:: PROBLEM ::
Filter the entries and keep only the lines where the string "this" appears.

:: EXTRACTED DATA ::
◇ ◇ ◇
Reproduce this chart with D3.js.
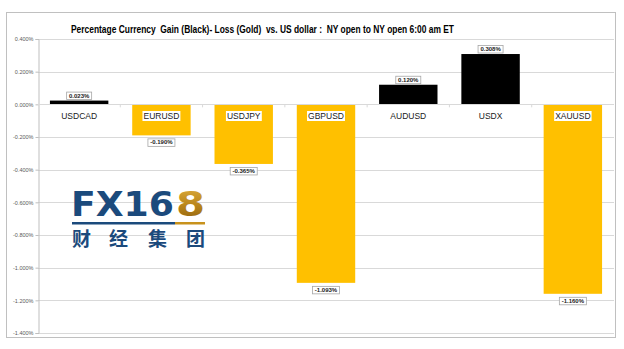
◇ ◇ ◇
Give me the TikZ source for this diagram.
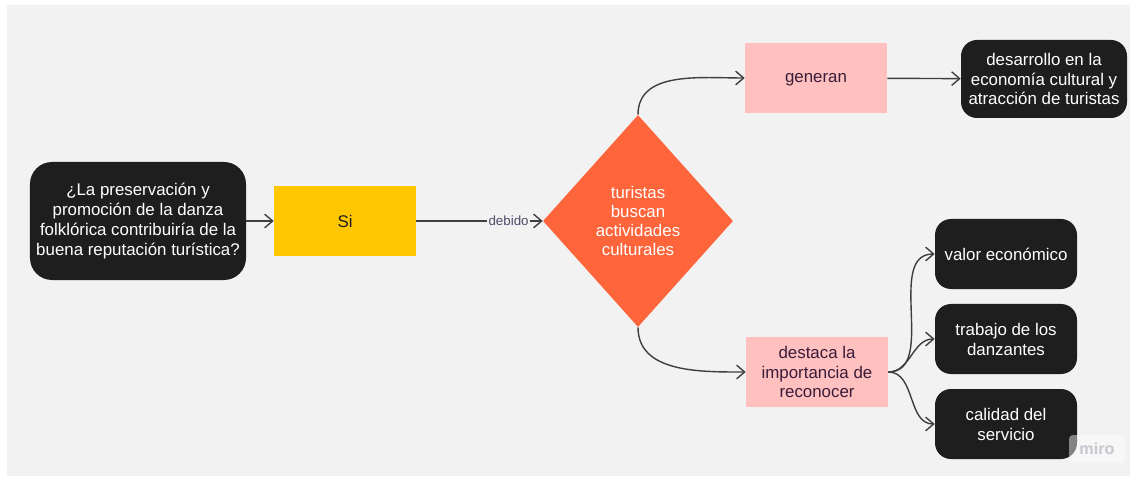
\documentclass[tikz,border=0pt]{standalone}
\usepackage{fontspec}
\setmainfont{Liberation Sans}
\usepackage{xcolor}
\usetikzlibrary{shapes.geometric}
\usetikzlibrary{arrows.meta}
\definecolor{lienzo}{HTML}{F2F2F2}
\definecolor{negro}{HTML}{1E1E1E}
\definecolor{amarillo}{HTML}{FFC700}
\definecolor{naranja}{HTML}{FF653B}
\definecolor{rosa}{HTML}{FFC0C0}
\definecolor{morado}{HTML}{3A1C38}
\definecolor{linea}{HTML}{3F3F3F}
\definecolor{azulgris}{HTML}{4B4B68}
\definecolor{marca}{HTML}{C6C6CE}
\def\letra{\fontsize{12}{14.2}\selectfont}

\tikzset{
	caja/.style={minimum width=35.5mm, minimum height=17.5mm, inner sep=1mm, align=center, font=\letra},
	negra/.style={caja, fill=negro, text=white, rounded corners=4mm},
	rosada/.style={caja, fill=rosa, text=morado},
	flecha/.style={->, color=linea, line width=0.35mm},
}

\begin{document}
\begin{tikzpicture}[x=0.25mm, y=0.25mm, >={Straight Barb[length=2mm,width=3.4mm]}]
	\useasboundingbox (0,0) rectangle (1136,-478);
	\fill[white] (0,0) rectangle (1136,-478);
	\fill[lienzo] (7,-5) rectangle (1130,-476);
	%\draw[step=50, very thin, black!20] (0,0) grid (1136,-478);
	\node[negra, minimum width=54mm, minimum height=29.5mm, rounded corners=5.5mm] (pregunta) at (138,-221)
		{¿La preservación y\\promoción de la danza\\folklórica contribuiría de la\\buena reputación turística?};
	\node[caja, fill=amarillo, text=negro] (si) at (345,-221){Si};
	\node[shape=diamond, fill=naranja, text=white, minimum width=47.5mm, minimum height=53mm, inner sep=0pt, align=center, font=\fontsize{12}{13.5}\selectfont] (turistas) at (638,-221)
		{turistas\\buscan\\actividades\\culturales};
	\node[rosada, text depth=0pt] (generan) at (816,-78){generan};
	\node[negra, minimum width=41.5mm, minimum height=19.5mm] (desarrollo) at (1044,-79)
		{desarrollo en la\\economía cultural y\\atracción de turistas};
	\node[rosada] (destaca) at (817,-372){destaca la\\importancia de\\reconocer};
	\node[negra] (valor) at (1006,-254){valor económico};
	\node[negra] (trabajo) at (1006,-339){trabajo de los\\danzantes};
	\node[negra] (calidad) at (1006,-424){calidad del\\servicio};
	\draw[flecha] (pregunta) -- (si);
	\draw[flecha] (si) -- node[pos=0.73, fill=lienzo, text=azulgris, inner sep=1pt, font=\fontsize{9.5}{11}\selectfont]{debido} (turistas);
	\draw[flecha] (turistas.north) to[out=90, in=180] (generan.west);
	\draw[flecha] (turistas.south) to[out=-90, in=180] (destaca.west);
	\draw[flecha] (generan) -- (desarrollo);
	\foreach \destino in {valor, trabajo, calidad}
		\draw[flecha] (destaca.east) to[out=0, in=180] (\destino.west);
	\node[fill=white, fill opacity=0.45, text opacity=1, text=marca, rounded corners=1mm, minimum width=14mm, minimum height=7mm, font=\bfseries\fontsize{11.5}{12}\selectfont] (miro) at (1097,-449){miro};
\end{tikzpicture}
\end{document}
◇ ◇ ◇
:: SOLUTION TO THE EXERCISE ::
Reproduce this chart with D3.js.
Give me the TikZ source for this diagram.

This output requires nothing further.